** Begin RECORDS FOR THIS TASK **

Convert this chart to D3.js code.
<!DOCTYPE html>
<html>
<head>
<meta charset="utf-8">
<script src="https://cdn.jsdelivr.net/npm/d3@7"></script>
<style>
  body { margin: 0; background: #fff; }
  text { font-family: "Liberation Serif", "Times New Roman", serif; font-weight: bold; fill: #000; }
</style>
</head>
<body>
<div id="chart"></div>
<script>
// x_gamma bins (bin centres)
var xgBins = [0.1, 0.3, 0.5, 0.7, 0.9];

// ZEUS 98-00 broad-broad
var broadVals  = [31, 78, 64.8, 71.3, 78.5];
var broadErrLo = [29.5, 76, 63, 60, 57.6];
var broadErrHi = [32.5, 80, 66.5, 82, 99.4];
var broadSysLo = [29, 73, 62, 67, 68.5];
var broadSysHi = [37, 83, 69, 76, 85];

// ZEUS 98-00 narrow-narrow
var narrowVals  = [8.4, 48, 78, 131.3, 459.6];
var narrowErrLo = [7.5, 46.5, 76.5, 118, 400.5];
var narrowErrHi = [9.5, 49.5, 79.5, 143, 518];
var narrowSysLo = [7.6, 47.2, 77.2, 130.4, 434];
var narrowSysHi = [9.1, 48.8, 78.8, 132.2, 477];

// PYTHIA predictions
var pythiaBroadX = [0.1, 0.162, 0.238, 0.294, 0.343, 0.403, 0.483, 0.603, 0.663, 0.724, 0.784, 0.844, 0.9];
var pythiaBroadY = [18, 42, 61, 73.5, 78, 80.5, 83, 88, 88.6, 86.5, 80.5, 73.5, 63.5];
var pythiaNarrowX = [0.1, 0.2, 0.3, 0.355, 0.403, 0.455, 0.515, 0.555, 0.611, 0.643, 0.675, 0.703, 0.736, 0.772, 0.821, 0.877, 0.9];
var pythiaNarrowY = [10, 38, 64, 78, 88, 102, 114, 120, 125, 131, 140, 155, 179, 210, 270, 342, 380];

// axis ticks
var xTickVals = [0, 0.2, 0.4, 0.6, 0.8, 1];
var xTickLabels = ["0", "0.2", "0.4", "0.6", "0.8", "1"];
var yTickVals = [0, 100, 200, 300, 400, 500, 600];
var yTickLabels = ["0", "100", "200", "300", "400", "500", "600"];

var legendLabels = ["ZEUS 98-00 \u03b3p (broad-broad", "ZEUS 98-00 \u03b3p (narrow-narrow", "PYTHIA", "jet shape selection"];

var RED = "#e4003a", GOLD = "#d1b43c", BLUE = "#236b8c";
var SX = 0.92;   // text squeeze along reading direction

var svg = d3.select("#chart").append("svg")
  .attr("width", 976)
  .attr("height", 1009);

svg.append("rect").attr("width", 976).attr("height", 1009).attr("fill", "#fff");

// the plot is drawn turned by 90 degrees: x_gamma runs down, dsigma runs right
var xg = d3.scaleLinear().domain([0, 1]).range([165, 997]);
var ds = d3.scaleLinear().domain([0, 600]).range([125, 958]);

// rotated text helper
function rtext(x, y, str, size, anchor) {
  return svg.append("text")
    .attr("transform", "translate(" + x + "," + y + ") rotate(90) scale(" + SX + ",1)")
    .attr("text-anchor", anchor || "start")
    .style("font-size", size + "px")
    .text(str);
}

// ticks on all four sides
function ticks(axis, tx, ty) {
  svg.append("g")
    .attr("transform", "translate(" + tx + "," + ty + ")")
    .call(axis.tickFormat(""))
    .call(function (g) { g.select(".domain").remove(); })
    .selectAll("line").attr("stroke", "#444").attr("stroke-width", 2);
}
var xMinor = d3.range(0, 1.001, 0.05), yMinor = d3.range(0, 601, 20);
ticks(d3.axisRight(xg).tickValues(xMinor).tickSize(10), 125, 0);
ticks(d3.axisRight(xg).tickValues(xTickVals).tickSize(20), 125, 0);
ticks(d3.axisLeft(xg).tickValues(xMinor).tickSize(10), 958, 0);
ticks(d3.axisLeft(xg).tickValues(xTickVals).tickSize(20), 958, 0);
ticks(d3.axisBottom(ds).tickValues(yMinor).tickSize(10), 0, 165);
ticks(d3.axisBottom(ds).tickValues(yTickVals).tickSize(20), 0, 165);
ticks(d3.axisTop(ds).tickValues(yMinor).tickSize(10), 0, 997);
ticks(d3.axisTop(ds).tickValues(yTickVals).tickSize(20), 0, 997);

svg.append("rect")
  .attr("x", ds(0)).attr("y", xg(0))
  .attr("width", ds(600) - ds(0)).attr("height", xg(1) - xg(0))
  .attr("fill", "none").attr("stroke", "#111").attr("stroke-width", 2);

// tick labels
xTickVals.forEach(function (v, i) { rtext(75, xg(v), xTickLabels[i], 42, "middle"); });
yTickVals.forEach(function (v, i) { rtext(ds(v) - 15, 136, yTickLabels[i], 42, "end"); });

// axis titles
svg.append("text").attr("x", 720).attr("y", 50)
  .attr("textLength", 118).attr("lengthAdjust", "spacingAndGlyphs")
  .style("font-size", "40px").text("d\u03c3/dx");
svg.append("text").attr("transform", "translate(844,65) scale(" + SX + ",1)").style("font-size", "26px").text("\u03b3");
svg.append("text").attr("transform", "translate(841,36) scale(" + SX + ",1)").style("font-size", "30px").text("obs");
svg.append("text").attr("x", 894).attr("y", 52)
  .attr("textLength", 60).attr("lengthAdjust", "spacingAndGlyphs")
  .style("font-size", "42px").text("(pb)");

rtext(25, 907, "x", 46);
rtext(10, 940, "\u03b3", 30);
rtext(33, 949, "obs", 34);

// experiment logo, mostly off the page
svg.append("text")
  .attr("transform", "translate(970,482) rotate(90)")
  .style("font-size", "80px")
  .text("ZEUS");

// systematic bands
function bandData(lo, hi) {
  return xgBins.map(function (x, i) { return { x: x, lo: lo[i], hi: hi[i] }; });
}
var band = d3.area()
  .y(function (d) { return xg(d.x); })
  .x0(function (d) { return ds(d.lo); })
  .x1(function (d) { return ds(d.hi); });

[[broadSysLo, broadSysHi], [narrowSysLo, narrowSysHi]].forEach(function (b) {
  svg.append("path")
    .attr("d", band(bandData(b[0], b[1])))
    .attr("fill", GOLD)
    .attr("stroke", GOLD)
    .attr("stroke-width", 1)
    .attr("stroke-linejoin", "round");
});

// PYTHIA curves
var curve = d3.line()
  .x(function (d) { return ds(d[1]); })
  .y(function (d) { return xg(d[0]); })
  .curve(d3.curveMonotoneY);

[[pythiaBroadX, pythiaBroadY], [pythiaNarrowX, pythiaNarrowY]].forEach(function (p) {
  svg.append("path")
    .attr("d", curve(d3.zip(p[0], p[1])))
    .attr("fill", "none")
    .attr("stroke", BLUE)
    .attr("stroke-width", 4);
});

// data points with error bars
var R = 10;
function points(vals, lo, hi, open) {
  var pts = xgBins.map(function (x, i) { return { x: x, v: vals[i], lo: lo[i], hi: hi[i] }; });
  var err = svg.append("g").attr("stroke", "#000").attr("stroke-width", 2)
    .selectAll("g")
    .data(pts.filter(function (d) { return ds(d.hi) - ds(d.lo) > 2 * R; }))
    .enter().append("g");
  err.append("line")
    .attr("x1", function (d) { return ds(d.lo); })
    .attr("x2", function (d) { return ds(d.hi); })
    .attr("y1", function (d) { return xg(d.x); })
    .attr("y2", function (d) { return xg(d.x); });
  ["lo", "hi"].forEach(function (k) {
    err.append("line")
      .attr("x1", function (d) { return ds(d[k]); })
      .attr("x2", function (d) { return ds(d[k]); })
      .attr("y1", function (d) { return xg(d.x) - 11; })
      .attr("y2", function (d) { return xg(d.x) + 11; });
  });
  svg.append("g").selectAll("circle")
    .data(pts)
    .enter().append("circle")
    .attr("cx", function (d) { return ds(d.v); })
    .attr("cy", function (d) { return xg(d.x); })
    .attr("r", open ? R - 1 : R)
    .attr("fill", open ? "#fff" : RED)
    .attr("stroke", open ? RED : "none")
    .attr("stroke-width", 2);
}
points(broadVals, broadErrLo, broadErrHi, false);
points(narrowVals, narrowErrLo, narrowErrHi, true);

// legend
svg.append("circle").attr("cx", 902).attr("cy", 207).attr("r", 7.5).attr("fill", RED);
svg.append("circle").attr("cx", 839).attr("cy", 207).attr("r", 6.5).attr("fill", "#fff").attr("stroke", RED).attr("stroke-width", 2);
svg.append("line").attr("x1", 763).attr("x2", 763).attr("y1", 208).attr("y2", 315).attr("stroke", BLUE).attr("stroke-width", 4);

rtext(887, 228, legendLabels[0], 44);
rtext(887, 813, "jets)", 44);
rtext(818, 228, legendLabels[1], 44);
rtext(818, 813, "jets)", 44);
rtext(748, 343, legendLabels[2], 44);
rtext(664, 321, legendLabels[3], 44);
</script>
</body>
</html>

** End RECORDS FOR THIS TASK **
** Begin RECORDS FOR THIS TASK **

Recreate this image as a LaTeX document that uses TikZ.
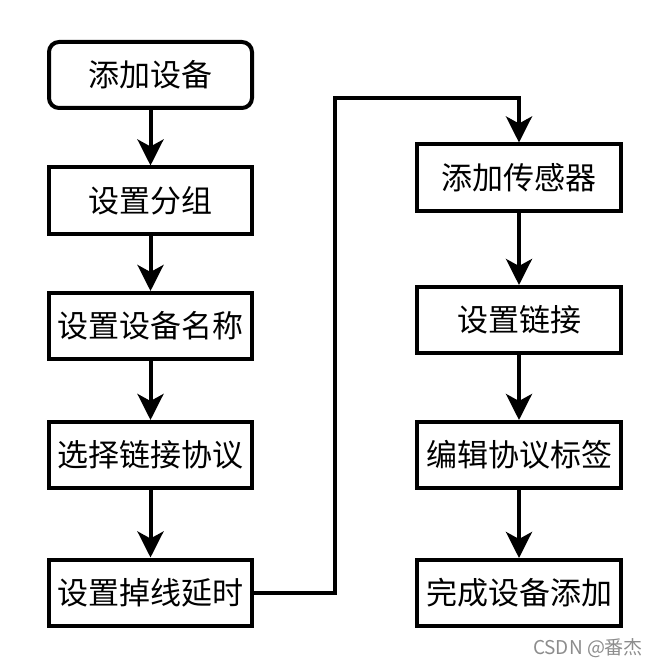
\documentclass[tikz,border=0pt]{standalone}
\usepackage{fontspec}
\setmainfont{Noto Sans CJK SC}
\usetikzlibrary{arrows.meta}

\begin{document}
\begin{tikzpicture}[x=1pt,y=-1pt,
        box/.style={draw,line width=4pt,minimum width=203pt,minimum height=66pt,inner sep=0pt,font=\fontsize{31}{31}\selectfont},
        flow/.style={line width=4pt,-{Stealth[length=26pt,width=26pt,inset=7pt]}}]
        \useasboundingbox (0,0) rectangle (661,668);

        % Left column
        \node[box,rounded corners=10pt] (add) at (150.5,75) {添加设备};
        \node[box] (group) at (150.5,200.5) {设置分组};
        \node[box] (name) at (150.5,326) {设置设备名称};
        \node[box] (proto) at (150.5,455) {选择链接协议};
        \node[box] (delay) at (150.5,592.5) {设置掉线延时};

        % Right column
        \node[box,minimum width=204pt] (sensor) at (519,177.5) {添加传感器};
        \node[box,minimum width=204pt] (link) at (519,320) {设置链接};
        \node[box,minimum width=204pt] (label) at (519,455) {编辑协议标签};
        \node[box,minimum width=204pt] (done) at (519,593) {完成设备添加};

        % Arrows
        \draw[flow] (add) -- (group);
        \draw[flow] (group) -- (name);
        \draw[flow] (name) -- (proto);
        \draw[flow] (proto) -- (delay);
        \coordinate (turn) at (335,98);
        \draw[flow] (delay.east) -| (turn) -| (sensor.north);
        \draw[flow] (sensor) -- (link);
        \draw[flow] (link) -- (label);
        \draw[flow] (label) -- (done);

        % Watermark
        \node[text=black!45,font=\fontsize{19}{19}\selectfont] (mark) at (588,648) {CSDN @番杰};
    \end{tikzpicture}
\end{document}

** End RECORDS FOR THIS TASK **

TASK BRIEF:
Of the entries listed above, reproduce only the lines starting at the line containing "Convert this chart to D3.js code." and ending at the line containing "var broadSysHi = [37, 83, 69, 76, 85];". Include both, exactly as they stand.

RESPONSE TO THE EXERCISE:
Convert this chart to D3.js code.
<!DOCTYPE html>
<html>
<head>
<meta charset="utf-8">
<script src="https://cdn.jsdelivr.net/npm/d3@7"></script>
<style>
  body { margin: 0; background: #fff; }
  text { font-family: "Liberation Serif", "Times New Roman", serif; font-weight: bold; fill: #000; }
</style>
</head>
<body>
<div id="chart"></div>
<script>
// x_gamma bins (bin centres)
var xgBins = [0.1, 0.3, 0.5, 0.7, 0.9];

// ZEUS 98-00 broad-broad
var broadVals  = [31, 78, 64.8, 71.3, 78.5];
var broadErrLo = [29.5, 76, 63, 60, 57.6];
var broadErrHi = [32.5, 80, 66.5, 82, 99.4];
var broadSysLo = [29, 73, 62, 67, 68.5];
var broadSysHi = [37, 83, 69, 76, 85];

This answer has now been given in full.